Trees grow big in the water-abundant Seeley-Swan valleys, but the granddaddy of them all is a 1,000-year-old western larch, known locally as Gus. A gentle, mile-long nature trail loops through the Girard Grove near the western shore of Seeley Lake.
There's plenty of big trees in this 250-acre grove, averaging perhaps 600 years old, but Gus stands out as the champion. In fact, Gus appears to be the largest larch tree in the world among the 10 species found primarily in North America, Asia and Europe.
Although I've been unable to document a definitive claim of the world's largest larch tree, it stands to reason since 1) Gus has been documented as the largest western larch (Larix occidentalis) of the 10 species, and 2) Western larch is the largest of the 10 Larix species. (Larch trees also are known as tamarack.) Gus is 163 feet high, plus another 10-foot dead top. It has a crown diameter of 34 feet, and a circumference of 273 inches.
The range of western larch is relatively small, and it tends to coincide closely with the Crown of the Continent region. The Canadian Flathead Valley (North Fork) and the South Fork of the Flathead watershed also are particularly great places to view larch, especially in the fall when this rarity of the conifer species drops its green-turned-golden needles, a faux-evergreen that's really deciduous.
Western larch can also be found in some spots on the drier east side of the Continental Divide, such as in the Waterton Valley of Glacier and Waterton parks.
A bit to the west of the Crown of the Continent region, larch also grow large in northern Idaho and the Purcell Range of British Columbia and Montana, including the West Kootenay and Yaak Valley.
Forest ecologists document that old-growth western larch have survived a dozen or more low-intensity fires, some started by lightening and others by Native Americans hundreds of years ago. The tree's thick bark creates a shield intended to survive fires, and its tiny seeds germinate and thrive under the ideal conditions of a post-fire forest.
Starting in the late 1890s, however, loggers and railroad companies began to fall the old giants like there was no tomorrow. Whereas nature and Indians would leave the biggest, healthiest trees, while cleaning out the thicker underbrush, latter-day humans were doing the exact opposite, taking the best trees and leaving the more flammable, small-diameter trees and brush.

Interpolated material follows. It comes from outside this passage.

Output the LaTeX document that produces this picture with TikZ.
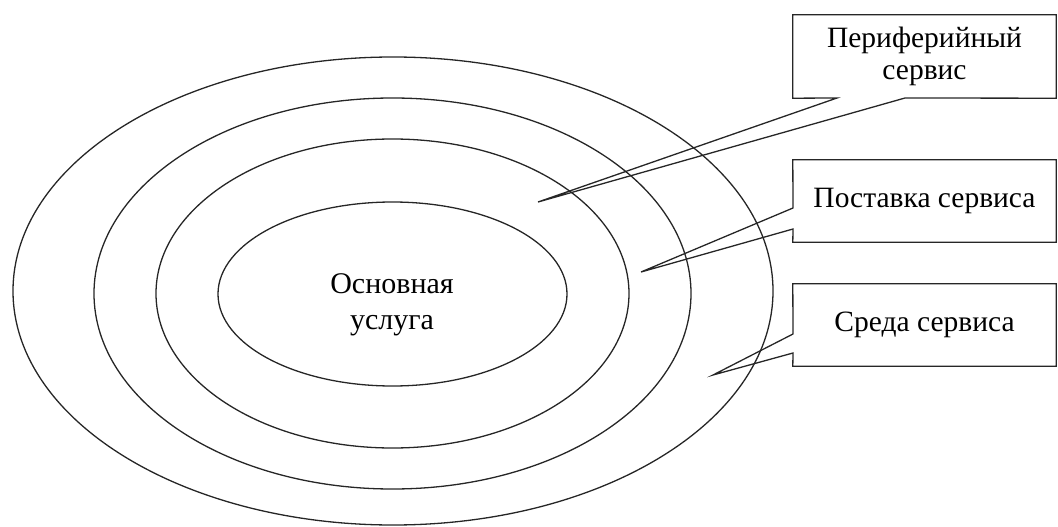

In the few old-growth larch forests spared by loggers, such as the Girard Grove, aggressive fire suppression was creating dense forest conditions under which any fire that got away would probably torch the entire forest, including the granddaddies.
Fortunately, the Forest Service began to recognize the adverse impacts of fire supression and highgrade logging, and some visionary foresters began to follow nature's lead through understory thinning and prescribed burning. The Seeley Lake Ranger District of the Lolo National Forest has been a leader in promoting restoration forestry.
You can view foresters' light touch in the Girard Grove, which was commercially thinned by loggers in the mid-1990s, leaving a beautiful stand of old-growth larch that has regained its ability to survive the next wildfire. The huge larch trees in this area are protected in honor of Jim Girard, a forester and woodsman who once worked in the Seeley Lake area.
A second species of larch can be found in the Crown of the Continent, known as Lyall's Larch or alpine larch (Larix lyallii), a remnant survivor of the ice age. It also is a long-lived species found primarily on windswept mountain ridges and sub-alpine bowls.
The luminescent green of the Lyall's larch's dainty needles stand out against the blackish trunks, a lovely contrast that is just as vivid when the needles turn golden yellow on those crisp October days that never cease to delight, when you know that you stand on top of the world.